(The task):
In this exercise, return the whole listing exactly, excluding any images.

(Source excerpt):
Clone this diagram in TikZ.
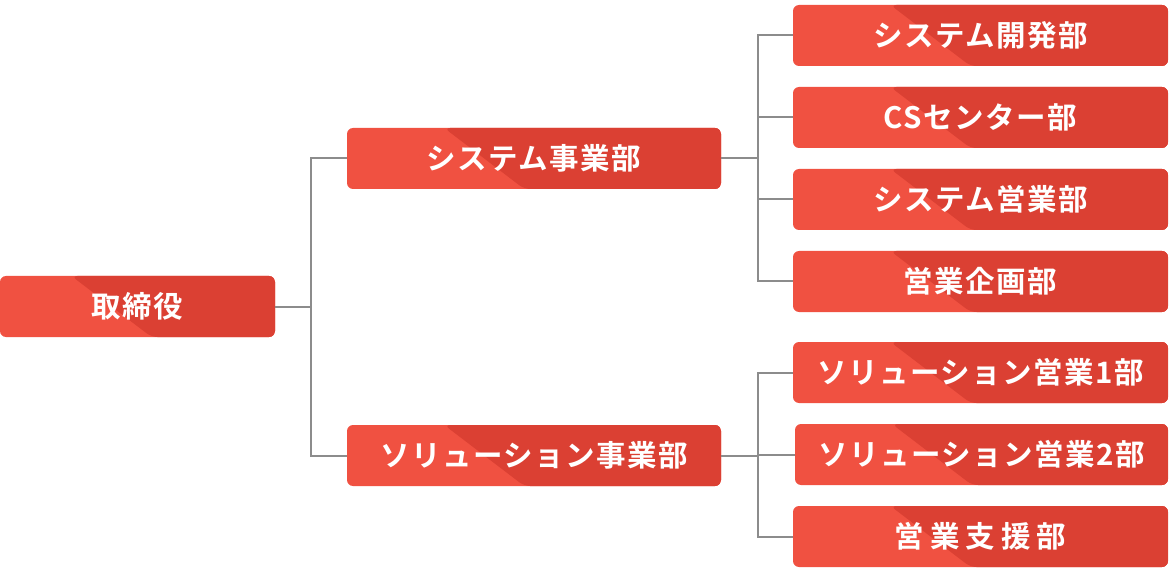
\documentclass[tikz,border=0pt]{standalone}
\usepackage{fontspec}
\setmainfont{Noto Sans CJK JP}[BoldFont={Noto Sans CJK JP Bold},LetterSpace=5]
\usetikzlibrary{calc}
\definecolor{boxlight}{HTML}{F05141}
\definecolor{boxdark}{HTML}{DB4033}
\definecolor{linkgray}{HTML}{8C8C8C}
\tikzset{
  unit/.style={fill=boxlight, rounded corners=6bp, minimum height=61bp, inner sep=0pt,
    text=white, font=\fontsize{29.5bp}{32bp}\selectfont\bfseries,
    path picture={
      \fill[boxdark] ($(path picture bounding box.north west)!0.26!(path picture bounding box.north east)$)
        -- ++(80bp,-61bp) -- (path picture bounding box.south east)
        -- (path picture bounding box.north east) -- cycle;}},
  small/.style={unit, minimum width=275bp},
  wide/.style={unit, minimum width=375bp},
  link/.style={draw=linkgray, line width=2bp}
}
\begin{document}
\begin{tikzpicture}[x=1bp, y=-1bp]
  \useasboundingbox (0,0) rectangle (1170,570);
  % boxes
  \node[small] (board) at (137.5,306.5) {取締役};
  \node[wide, minimum width=374bp] (sysdiv) at (534,158.5) {システム事業部};
  \node[wide, minimum width=374bp] (soldiv) at (534,455.5) {ソリューション事業部};
  \node[wide] (sysdev) at (980.5,35.5) {システム開発部};
  \node[wide] (cs) at (980.5,117.5) {CSセンター部};
  \node[wide] (syssales) at (980.5,199.5) {システム営業部};
  \node[wide] (plan) at (980.5,281.5) {営業企画部};
  \node[wide] (sol1) at (980.5,372.5) {ソリューション営業1部};
  \node[wide, minimum width=373bp] (sol2) at (981.5,454.5) {ソリューション営業2部};
  \node[wide] (support) at (980.5,536.5) {営\hspace{6bp}業\hspace{6bp}支\hspace{6bp}援\hspace{6bp}部};
  % links
  \draw[link] (board.east) -- ++(36,0) |- (sysdiv.west);
  \draw[link] (board.east) -- ++(36,0) |- (soldiv.west);
  \foreach \n in {sysdev, cs, syssales, plan}
    \draw[link] (sysdiv.east) -- ++(37,0) |- (\n.west);
  \foreach \n in {sol1, sol2, support}
    \draw[link] (soldiv.east) -- ++(37,0) |- (\n.west);
\end{tikzpicture}
\end{document}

(Full solution):
Clone this diagram in TikZ.
\documentclass[tikz,border=0pt]{standalone}
\usepackage{fontspec}
\setmainfont{Noto Sans CJK JP}[BoldFont={Noto Sans CJK JP Bold},LetterSpace=5]
\usetikzlibrary{calc}
\definecolor{boxlight}{HTML}{F05141}
\definecolor{boxdark}{HTML}{DB4033}
\definecolor{linkgray}{HTML}{8C8C8C}
\tikzset{
  unit/.style={fill=boxlight, rounded corners=6bp, minimum height=61bp, inner sep=0pt,
    text=white, font=\fontsize{29.5bp}{32bp}\selectfont\bfseries,
    path picture={
      \fill[boxdark] ($(path picture bounding box.north west)!0.26!(path picture bounding box.north east)$)
        -- ++(80bp,-61bp) -- (path picture bounding box.south east)
        -- (path picture bounding box.north east) -- cycle;}},
  small/.style={unit, minimum width=275bp},
  wide/.style={unit, minimum width=375bp},
  link/.style={draw=linkgray, line width=2bp}
}
\begin{document}
\begin{tikzpicture}[x=1bp, y=-1bp]
  \useasboundingbox (0,0) rectangle (1170,570);
  % boxes
  \node[small] (board) at (137.5,306.5) {取締役};
  \node[wide, minimum width=374bp] (sysdiv) at (534,158.5) {システム事業部};
  \node[wide, minimum width=374bp] (soldiv) at (534,455.5) {ソリューション事業部};
  \node[wide] (sysdev) at (980.5,35.5) {システム開発部};
  \node[wide] (cs) at (980.5,117.5) {CSセンター部};
  \node[wide] (syssales) at (980.5,199.5) {システム営業部};
  \node[wide] (plan) at (980.5,281.5) {営業企画部};
  \node[wide] (sol1) at (980.5,372.5) {ソリューション営業1部};
  \node[wide, minimum width=373bp] (sol2) at (981.5,454.5) {ソリューション営業2部};
  \node[wide] (support) at (980.5,536.5) {営\hspace{6bp}業\hspace{6bp}支\hspace{6bp}援\hspace{6bp}部};
  % links
  \draw[link] (board.east) -- ++(36,0) |- (sysdiv.west);
  \draw[link] (board.east) -- ++(36,0) |- (soldiv.west);
  \foreach \n in {sysdev, cs, syssales, plan}
    \draw[link] (sysdiv.east) -- ++(37,0) |- (\n.west);
  \foreach \n in {sol1, sol2, support}
    \draw[link] (soldiv.east) -- ++(37,0) |- (\n.west);
\end{tikzpicture}
\end{document}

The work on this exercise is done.